This is kind of a three-part question to the forum, as I am still a relatively greenhorn modeler:
I’ve read a lot about modelers using Future floor finish on their models as a protectant against overspray, in particular, on clear canopy parts. To make sure I have this right, I would first dip the parts in Future, let them dry for 24-48 hours, mask them, then paint (correct me if I have a step wrong or if I missed one). How would I then remove any overspray that might have occured?
The canopy I am working with now (part of the Revell A-26B Invader kit) is becoming a bit of a problem for me. I am attempting to use the masking technique, as I have never tried it before, and the result was overspray that got under the tape and onto parts of the canopy that I did not want it to be on. I used the trick of dipping a q-tip in Testors Enamel Thinner and wiping it over the messed-up areas, but now the plastic is foggy looking. How can I fix the foggy look while still removing the paint from the desired areas?

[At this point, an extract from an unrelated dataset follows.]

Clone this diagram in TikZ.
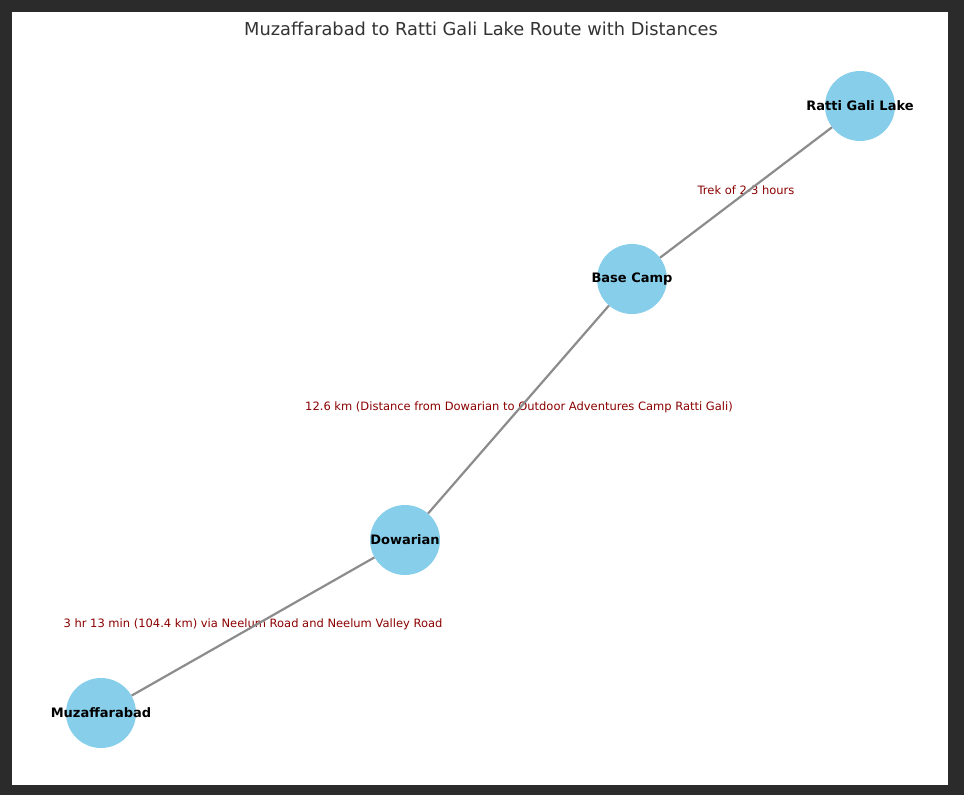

(last one, I promise) While using the masking technique on the aforementioned canopy, the tape left a residue behind. How do I remove this without damaging the paint?
Any suggestions/tips would be GREATLY appreciated! Like I said in the beginning, I am somewhat of a greenhorn modeler, and while I’m not totally incompetent at the hobby, there are certainly some things that I am still trying to master. Thanks!
I tend to use future and then mask with Parafilm. More recently I have been using a liquid mask followed by future after I finish painting. As for thinner on clear parts, NOOOOOOOOOOOOOOOOOOOOOOOOO. Now you will need to polish the canopy as well as you can to unfog it. As for the tape residue, you can try Goo Gone. I wo’nt say it will not do anything to the paint, but I used it on a 1/72 scale JU-52 and saw no problems with my paint. On the other hand mine had been given several years to dry. Good luck and hope I have been able to help.
One method to eliminate spray (or even brushed paint) leaking under masking tape is, to spray part or assembly, after masking, with the color under the tape. In the case of windows, windshields and canopies, this means a clear gloss coat after masking.
Thanks for the advice, AT6! A few questions, though. What would I use to polish the canopy? I have an old eyeglasses polishing cloth; would that work fine? And as for removing the excess paint, would the Goo-Gone get that off as well?
When most of us talk about polishing a canopy it involves progressivly finer grits of sanding sticks and ending up with polishing compund. If you do not have the compound, toothpaste might work in a pinch.
The couple of times I have dipped a clear part in future before masking and painting the tape pulled the future up. This was after more than 48 hours drying time.
To prevent seepage under your mask…rather on clear parts or not…you can spray a layer of clear over the tape before the paint. On a canopy use future because it wont haze of flatten the sheen. On a wing for example I will spray a coat of flat over the edges. What happens is the clear runs under the tape where paint normally would. Now when you add color there will be no room for the paint to leak.
As for removing paint from clear parts…if I remove my masking and see that maybe I didnt get the line perfect and some paint may have gone off the frame onto what would be glass I just let the paint dry fully and run a toothpick along the frame line. It will lift off any paint that may have overstepped its intended area.
I brush paint exclusively, but with my 1/72 aircraft, if some paint sneaks under the canopy framing, I trim the sharp tip off a new round toothpick and used that to gently “scrub” away any excess paint, then polish with a soft cloth to restore lost luster. It usually turns out fine.
The nice things about dipping a canopy in Future before you do anything else to it are: 1) It makes the brittle clear styrene a little stronger, 2) helps it resist accidents with a hobby knife, and 3) any really bad screw up can be removed by washing the canopy in ammonia-based window cleaner, such as Windex, which will remove the Future, and the bad screw up, so you can start all over!
One great tip I learned about masking : I use blue painter’s tape from the local hardware store. I pull a length off the roll, and lay it on my pants or jeans, pressing it down. Then I pull it up and repeat. I do this about five or six times until the tape is not nearly as tacky as it was. Then I lay the length of tape down on the cutting mat and go to work with the knife, cutting the shapes I need in order to do the masking of whatever I’m painting, and I use the handle of a paintbrush to burnish it down a bit. As long as I use this trick, I’ve yet to pull up any clear coat or paint, even the MM Acryls I use. I can’t remember where I read the jeans trick to reduce tackiness, but it’s been probably the single most important change in my modeling in the last two years.